Text classification sometimes uses $c$ for class instead of $y$ as output, and $d$ for document instead of $x$ as input.
In the supervised situation we have a training set of $N$ documents that have each been hand labeled with a class: ${(d_1, c_1),....,(d_N, c_N)}$. Our goal is to learn a classifier that is capable of mapping from a new document $d$ to its correct class $c \in C$, where $C$ is some set of useful document classes.
Multinomial Naive Bayes
Represent text as bag of words. For a document $d$ out of all all classes $c \in C$, outputs $\hat{c}$ that maximizes $P(c|d)$.

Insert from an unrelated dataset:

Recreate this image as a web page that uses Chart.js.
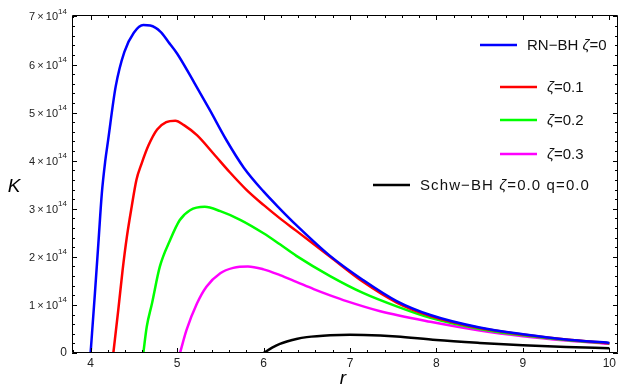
<!DOCTYPE html>
<html>
<head>
<meta charset="utf-8">
<script src="https://cdn.jsdelivr.net/npm/chart.js@4.4.0/dist/chart.umd.min.js"></script>
<style>
html,body{margin:0;padding:0;background:#fff;}
#wrap{width:619px;height:390px;position:relative;}
</style>
</head>
<body>
<div id="wrap"><canvas id="c" width="619" height="390"></canvas></div>
<script>
// K values in units of 10^14
const rRN  = [4.0,4.05,4.09,4.13,4.17,4.20,4.29,4.39,4.50,4.61,4.69,4.81,4.90,5.0,5.2,5.38,5.57,5.77,6.0,6.19,6.38,6.77,7.15,7.54,7.93,8.5,9.0,9.5,10.0];
const kRN  = [0,1.24,2.28,3.32,4.0,4.39,5.54,6.26,6.66,6.82,6.81,6.68,6.47,6.23,5.62,5.05,4.43,3.86,3.36,3.0,2.66,2.02,1.52,1.08,0.79,0.53,0.39,0.28,0.21];
const rZ01 = [4.263,4.32,4.37,4.42,4.475,4.53,4.59,4.67,4.77,4.875,4.98,5.08,5.23,5.42,5.61,5.8,6.0,6.19,6.38,6.77,7.15,7.54,7.93,8.5,9.0,9.5,10.0];
const kZ01 = [0,0.89,1.72,2.42,3.04,3.6,3.94,4.32,4.65,4.80,4.83,4.74,4.53,4.15,3.76,3.40,3.08,2.80,2.54,2.0,1.48,1.05,0.77,0.52,0.385,0.28,0.205];
const rZ02 = [4.61,4.65,4.71,4.80,4.92,5.03,5.15,5.32,5.50,5.73,6.0,6.19,6.38,6.77,7.15,7.54,7.93,8.5,9.0,9.5,10.0];
const kZ02 = [0,0.55,1.03,1.79,2.35,2.76,2.97,3.04,2.95,2.77,2.49,2.26,2.02,1.60,1.25,0.97,0.73,0.50,0.37,0.27,0.20];
const rZ03 = [5.034,5.11,5.23,5.34,5.50,5.65,5.82,6.0,6.19,6.38,6.58,6.77,6.96,7.35,7.93,8.5,9.0,9.5,10.0];
const kZ03 = [0,0.48,1.03,1.38,1.66,1.77,1.80,1.74,1.62,1.48,1.33,1.20,1.08,0.87,0.65,0.47,0.35,0.26,0.19];
const rSch = [6.0,6.1,6.19,6.38,6.5,6.77,7.0,7.35,7.54,8.0,8.5,9.0,9.5,10.0];
const kSch = [0,0.11,0.19,0.29,0.33,0.37,0.38,0.365,0.345,0.27,0.21,0.16,0.125,0.10];

const xMajor = [4,5,6,7,8,9,10];
const yMajor = [0,1,2,3,4,5,6,7];
const legendLabels = ['RN\u2212BH \u03b6=0','\u03b6=0.1','\u03b6=0.2','\u03b6=0.3','Schw\u2212BH \u03b6=0.0 q=0.0'];
const colors = ['#0000ff','#ff0000','#00ff00','#ff00ff','#000000'];

function pts(rs,ks){return rs.map((r,i)=>({x:r,y:ks[i]}));}
const series = [[rRN,kRN],[rZ01,kZ01],[rZ02,kZ02],[rZ03,kZ03],[rSch,kSch]];

const framePlugin = {
  id:'frame',
  afterDraw(chart){
    const ctx=chart.ctx, a=chart.chartArea, xs=chart.scales.x, ys=chart.scales.y;
    ctx.save();
    ctx.strokeStyle='#000'; ctx.lineWidth=1;
    ctx.beginPath();
    ctx.moveTo(a.left+0.5,a.top+0.5); ctx.lineTo(a.right-0.5,a.top+0.5);
    ctx.lineTo(a.right-0.5,a.bottom-0.5); ctx.lineTo(a.left+0.5,a.bottom-0.5); ctx.closePath();
    ctx.stroke();
    ctx.beginPath();
    for(let v=3.8; v<=10.1001; v+=0.2){
      const vv=Math.round(v*10)/10;
      if(vv<xs.min||vv>xs.max) continue;
      const major = Math.abs(vv-Math.round(vv))<1e-6;
      const len = major?5:3;
      const px=Math.round(xs.getPixelForValue(vv))+0.5;
      ctx.moveTo(px,a.bottom); ctx.lineTo(px,a.bottom-len);
      ctx.moveTo(px,a.top); ctx.lineTo(px,a.top+len);
    }
    for(let v=0; v<=7.0001; v+=0.2){
      const vv=Math.round(v*10)/10;
      const major = Math.abs(vv-Math.round(vv))<1e-6;
      const len = major?5:3;
      const py=Math.round(ys.getPixelForValue(vv))+0.5;
      ctx.moveTo(a.left,py); ctx.lineTo(a.left+len,py);
      ctx.moveTo(a.right,py); ctx.lineTo(a.right-len,py);
    }
    ctx.stroke();
    ctx.fillStyle='#222';
    ctx.font='12px "Liberation Sans", Arial, sans-serif';
    ctx.textAlign='center'; ctx.textBaseline='middle';
    xMajor.forEach(v=>{ ctx.fillText(String(v), xs.getPixelForValue(v), a.bottom+11); });
    yMajor.forEach(v=>{
      const py=ys.getPixelForValue(v);
      const right=a.left-5;
      ctx.textBaseline='middle';
      if(v===0){
        ctx.font='12px "Liberation Sans", Arial, sans-serif';
        ctx.textAlign='right';
        ctx.fillText('0', right, py);
        return;
      }
      ctx.font='8px "Liberation Sans", Arial, sans-serif';
      const ew=ctx.measureText('14').width;
      ctx.textAlign='right';
      ctx.fillText('14', right, py-5);
      ctx.font='11px "Liberation Sans", Arial, sans-serif';
      ctx.fillText(v+'\u2009\u00d7\u200910', right-ew, py+1);
    });
    ctx.fillStyle='#000';
    ctx.font='italic 19px "Liberation Sans", Arial, sans-serif';
    ctx.textAlign='center'; ctx.textBaseline='middle';
    ctx.fillText('K', 14, 187);
    ctx.fillText('r', 343, 379);
    const rows=[{y:45,tx:527,ls:0},{y:87,tx:547,ls:0},{y:120,tx:547,ls:0},{y:154,tx:547,ls:0},{y:185,tx:420,ls:1.1}];
    ctx.textAlign='left';
    rows.forEach((row,i)=>{
      ctx.strokeStyle=colors[i]; ctx.lineWidth=2.5;
      ctx.beginPath(); ctx.moveTo(row.tx-47,row.y); ctx.lineTo(row.tx-10,row.y); ctx.stroke();
      ctx.fillStyle='#111';
      ctx.textBaseline='middle';
      ctx.letterSpacing=row.ls+'px';
      const parts=legendLabels[i].split('\u03b6');
      let x=row.tx;
      parts.forEach((p,j)=>{
        if(j>0){
          ctx.font='italic 15px "Liberation Sans", Arial, sans-serif';
          ctx.fillText('\u03b6',x,row.y+1); x+=ctx.measureText('\u03b6').width;
        }
        ctx.font='15px "Liberation Sans", Arial, sans-serif';
        ctx.fillText(p,x,row.y+1); x+=ctx.measureText(p).width;
      });
      ctx.letterSpacing='0px';
    });
    ctx.restore();
  }
};

new Chart(document.getElementById('c'),{
  type:'line',
  data:{datasets:series.map((s,i)=>({
    data:pts(s[0],s[1]),
    borderColor:colors[i],
    borderWidth:2.5,
    pointRadius:0,
    fill:false,
    cubicInterpolationMode:'monotone'
  }))},
  options:{
    responsive:false,
    animation:false,
    events:[],
    layout:{padding:{left:0,right:1,top:15,bottom:0}},
    plugins:{legend:{display:false},tooltip:{enabled:false}},
    scales:{
      x:{type:'linear',min:3.785,max:10.1,
         grid:{display:false},border:{display:false},
         ticks:{display:false},
         afterFit(s){s.height=37;}},
      y:{type:'linear',min:0,max:7.03,
         grid:{display:false},border:{display:false},
         ticks:{display:false},
         afterFit(s){s.width=72;}}
    }
  },
  plugins:[framePlugin]
});
</script>
</body>
</html>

$$ \begin{aligned} \hat{c} &= \arg \max_{c \in C} P(c|d) \ &= \arg \max_{c \in C} \frac{P(d|c)P(c)}{P(d)} \end{aligned} $$
Where $P(d | c)$ is the likelihood, and $P(c)$ is the prior. Or with features $f_1, f_2, \ldots, f_n$:
$$ \hat{c} = \arg \max_{c \in C} P(f_1, f_2, \ldots, f_n | c)P(c) $$
Naive Bayes Assumption
$$ P(f_1, f_2, \ldots, f_n | c) = \prod_{i=1}^n P(f_i | c) $$
$$ \begin{aligned} C_{\text{NB}} &= \arg \max_{c \in C} P(c) \prod_{i=1}^n P(w_i | c) \ &= \arg \max_{c \in C} \log P(c) + \sum_{i=1}^n \log P(w_i | c) \end{aligned} $$
$$ A = B \ \Rightarrow \log A = \log B $$
Training
Estimate $P(c)$: the prior probability of each class.
$$ \hat{P}(w_i | c) = \frac{count(w_i, c) + 1}{\sum_{w \in V} count(w, c) + |V|} $$
Or with Laplace smoothing:
$$ \hat{P}(w_i | c) = \frac{count(w_i, c) + 1}{\sum_{w \in V} count(w, c) + |V|} $$
function TRAIN_NAIVE_BAYES(D, C) returns V, log_P(c), log_P(w|c)
for each class c ∈ C do
Ndoc = number of documents in D
Nc = number of documents from D in class c
logprior[c] = log(Nc / Ndoc)
V = vocab of D
bigdoc[c] = concat(d ∈ D where d.class = c)
for each word w ∈ V do
count[w, c] = number of times w appears in bigdoc[c]
loglikelihood[w, c] = log [(count[w, c] + 1) / (sum_{w' ∈ V} count[w', c] + |V|)]
return logprior, loglikelihood, V
function TEST_NAIVE_BAYES(testdoc, logprior, loglikelihood, C, V) returns best_c
for each class c ∈ C do
sum[c] = logprior[c]
for each position i in testdoc do
word = testdoc[i]
if word ∈ V then
sum[c] = sum[c] + loglikelihood[word, c]
return argmax_c sum[c]
Evaluation
Use a confusion matrix, precision, recall, and F1 score.